Nunca lhes falou nisso?
Fui-me apercebendo por sinais que eles iam opor-se fortemente à minha vocação. Então estava a guardar para a véspera, para não os fazer sofrer.
Foi só na véspera que eles ficaram a saber?
Foi tão grande a oposição que tive de entrar a 17 de Março. Liguei para as irmãs para saber se me podiam receber uns dias antes. E disseram que sim.
E como é que as coisas se passaram?
A minha tia e a minha avó vieram comigo de táxi. Quando o táxi começou a andar, ó minha vida, tive vontade de olhar para trás, porque todos estavam a dizer-me adeus da estrada. Mas não olhei. Tive essa força. Se tivesse olhado, mandava parar o táxi e não vinha para o carmelo, porque amava e amo muito a minha família. Nesse momento o meu sim a Jesus foi na fé. Ainda passei pelo Colégio de Calvão para me despedir do meu irmão, que era pequenino. Expliquei-lhe e disse-lhe por que vinha. Ele entendeu e demos um abraço, que nunca tínhamos dado.
E como foi com os seus pais?
Com os meus pais já não foi assim. Ficaram muito tristes. A minha mãe só me visitou 15 anos depois.
Nunca falaram durante esse tempo?
De vez em quando, por telefone. Mas era sempre “vem-te embora, sai daí…” Quando ela me veio visitar, pediu-me perdão por não ter aceitado a minha vocação, já feliz. Esteve com toda a comunidade, partilhámos um bolo, que ela fez… Foi muito bonito.
E o seu pai?
O meu pai nunca me visitou.
Perderam totalmente o contacto?
Tive oportunidade de estar com ele três vezes. Numa das vezes foi quando tivemos eleições; as pessoas reúnem-se para nos levar a votar e eu pedi à nossa madre para que a minha irmã trouxesse o meu pai e seria ele a levar-me a votar. Eu pensei que ele não viesse, mas veio – não entrou mas pelo menos estive com ele aquele bocadinho, daqui até à Junta de Freguesia de São Bernardo. Foi muito bom. Além desta vez encontrei-o outras duas vezes, sem ter planeado, quando saí do carmelo para ir a consultas.

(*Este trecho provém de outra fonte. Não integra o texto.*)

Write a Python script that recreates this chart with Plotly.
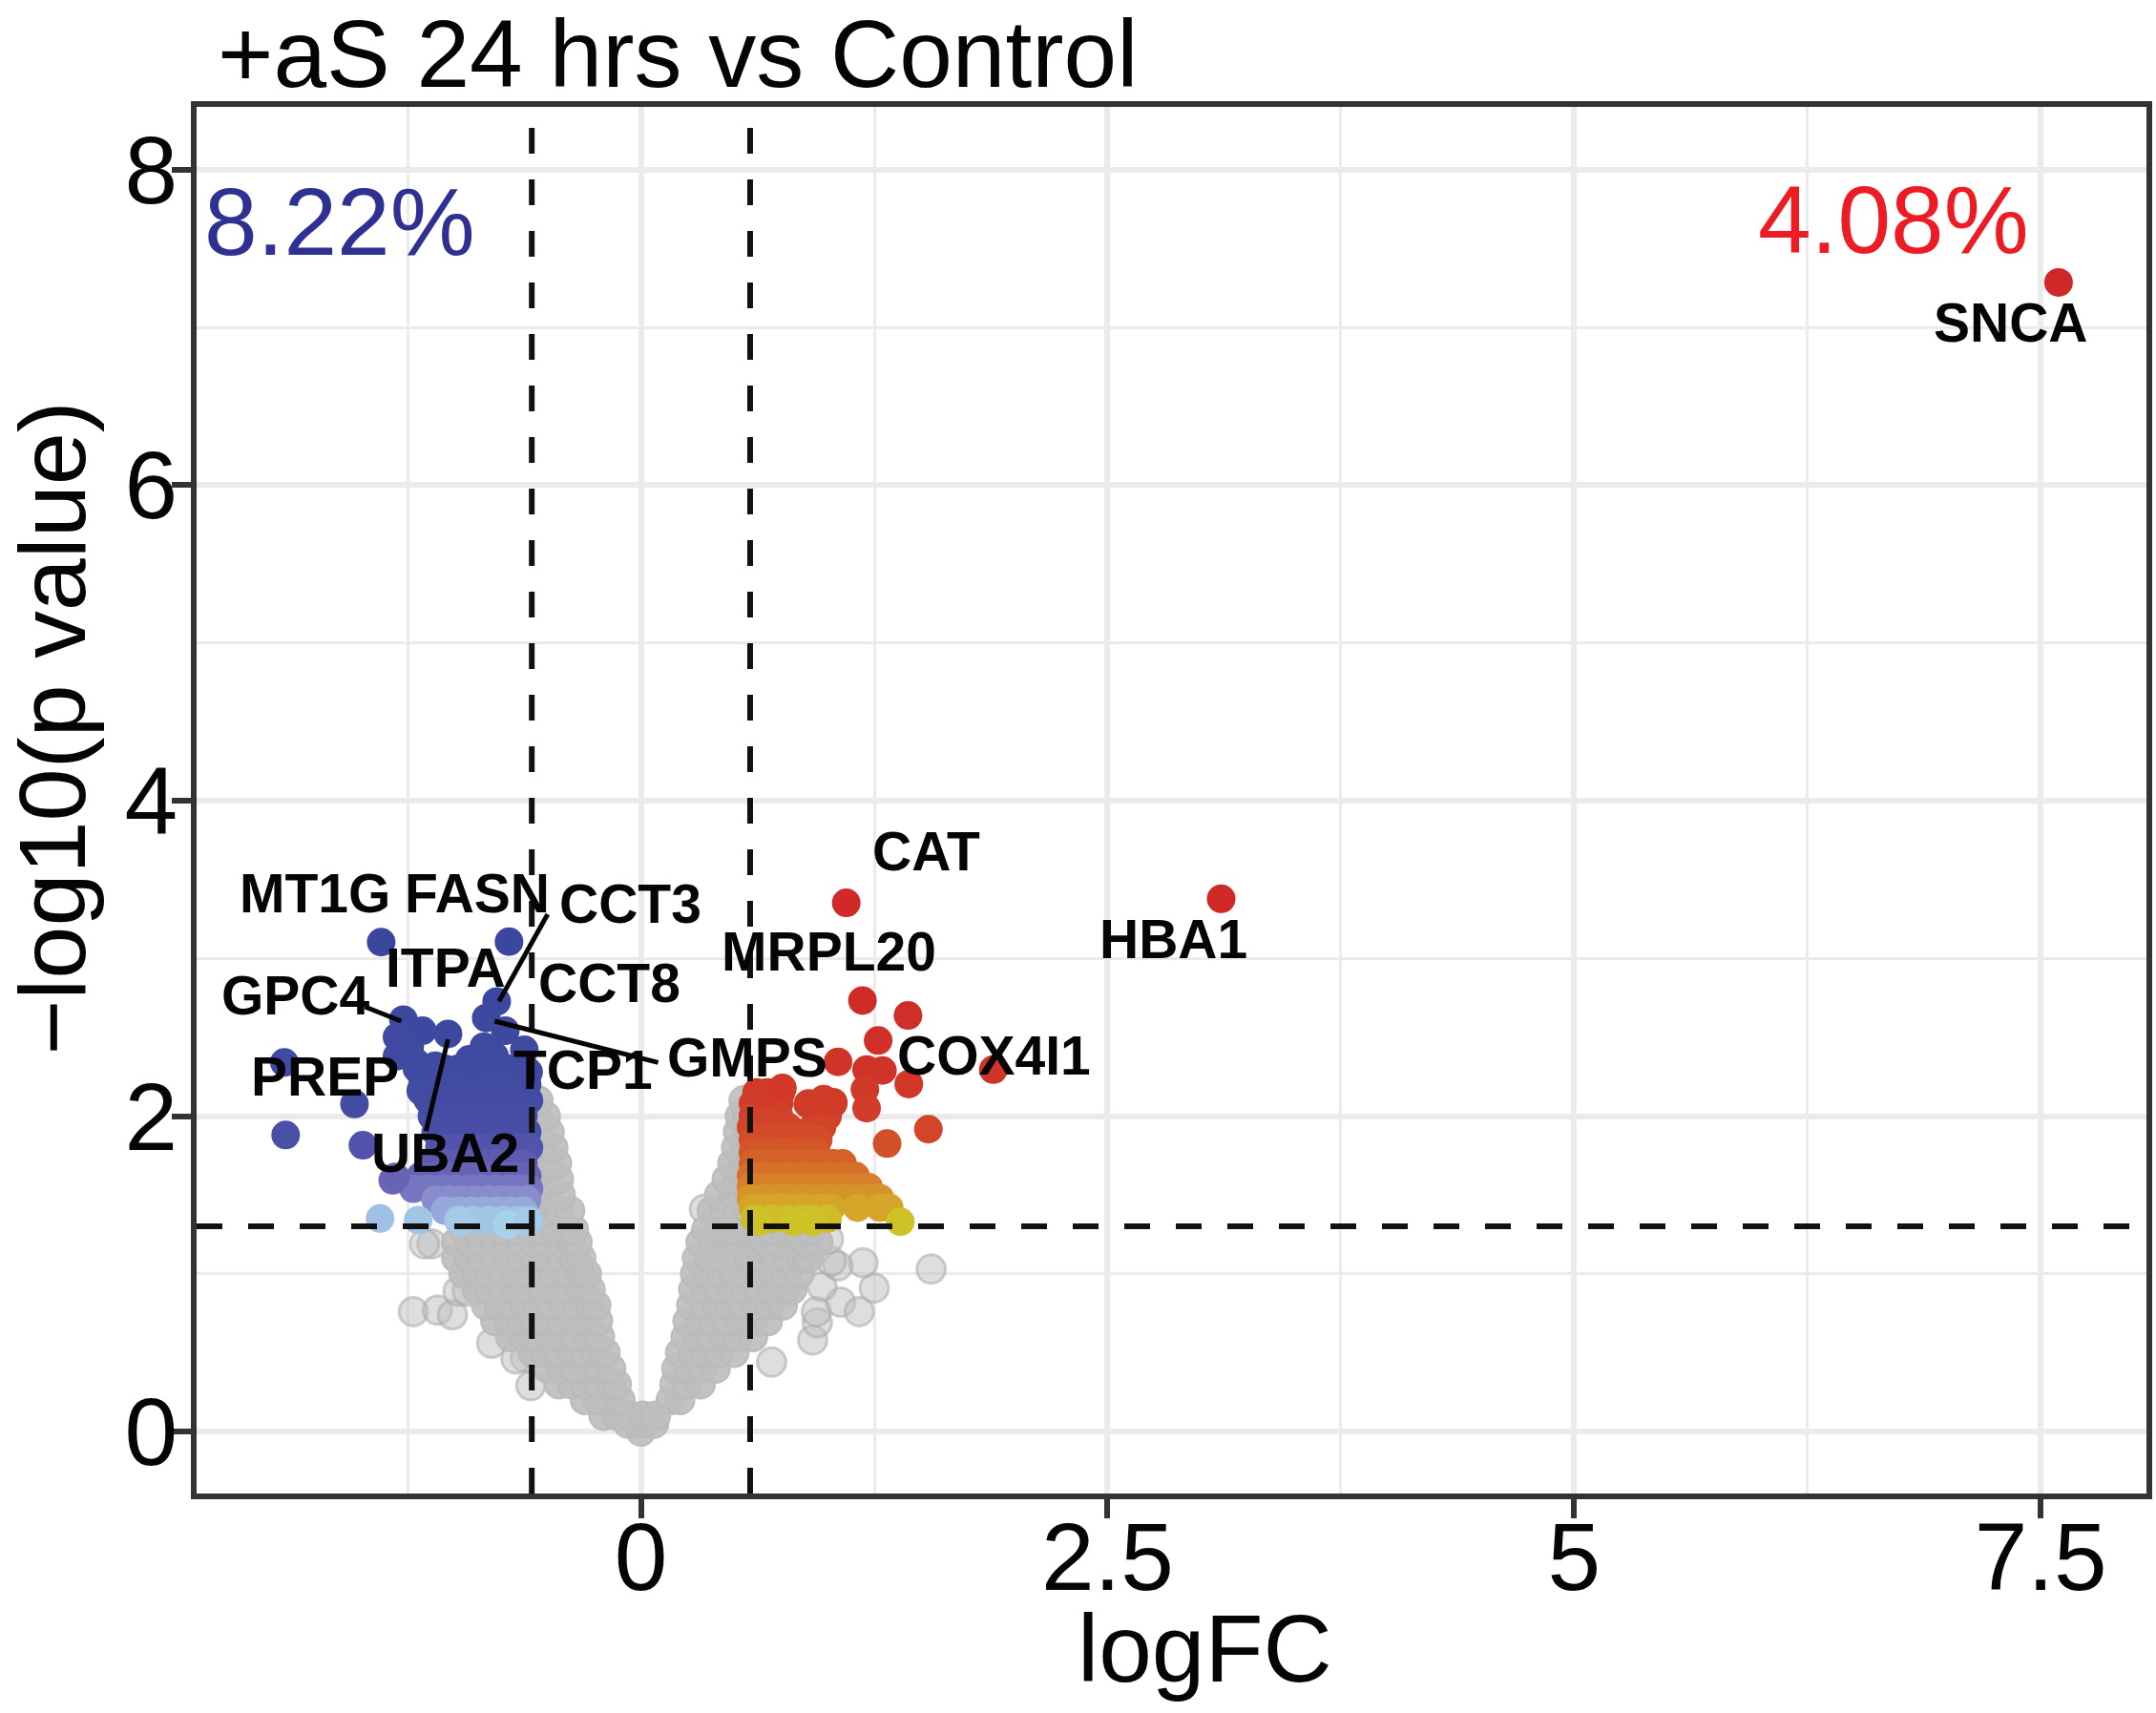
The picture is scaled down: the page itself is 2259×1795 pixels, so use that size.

Alguma vez sentiu mágoa por os seus pais não a visitarem?
Nunca. Foi um caminho que Deus estava a fazer comigo, no sentido de me unir ao seu mistério de salvação de toda a humanidade. Vi este acontecimento de os meus pais não aceitarem como uma oportunidade para unir-me à paixão do Senhor. Nunca senti revolta, pelo contrário. Amei muito os meus pais e não me sinto frustrada nem infeliz. Foi o caminho que Deus escolheu para eles e para mim.
Como era a sua vida antes de entrar no carmelo?
Era estudante-operária. Trabalhava e estudava. Trabalhava numa fábrica de tacos. Fui eu que tomei a iniciativa. Disse ao meu pai que me ia inscrever no centro de emprego e esta foi a primeira coisa que apareceu. Tinha 17/18 anos. Quando vim para o carmelo fui lá despedir-me e o dono da fábrica disse que gostou imenso de mim e que a porta estava aberta. Foi muito bonito.
Como foi a sua chegada ao carmelo?
Tinha marcada certa hora para chegar ao convento e com a dificuldade da despedida – foi a primeira vez que vi o meu pai a fumar e a chorar, para suportar o sofrimento pediu cigarros ao meu tio – cheguei mais tarde. E ainda fui com a irmã Maria da Graça e a irmã Inês conhecer a mestra de noviças, que se encontrava no hospital. A minha tia e a minha avó ficaram no locutório com a comunidade. A minha avó chegou a dizer “olhem que se vocês não tratam bem a minha neta eu dou-vos com a minha bengala”.
A sua vida mudou ao entrar por esta porta…
O que mais gostei foi ver uma comunidade de amor - o amor a Deus, à igreja e ao mundo. Isto marcou-me muito. Fiz o postulantado e a 1 de outubro de 1992 tomei hábito, ficando com o nome de irmã Graça Maria do Menino Jesus. A comunidade reunida decidiu que eu ia ficar com esse nome. Só soube na cerimónia de tomada de hábito e fiquei muito feliz.
Todas mudam de nome?
Nós por princípio mudamos de nome para simbolizar uma atitude diferente na nossa vida. Até aqui temos uma dimensão mais familiar e social, e agora venho servir Jesus. Mudar de nome é uma tomada de consciência de que tenho uma vida diferente e tenho de responder a essa vida.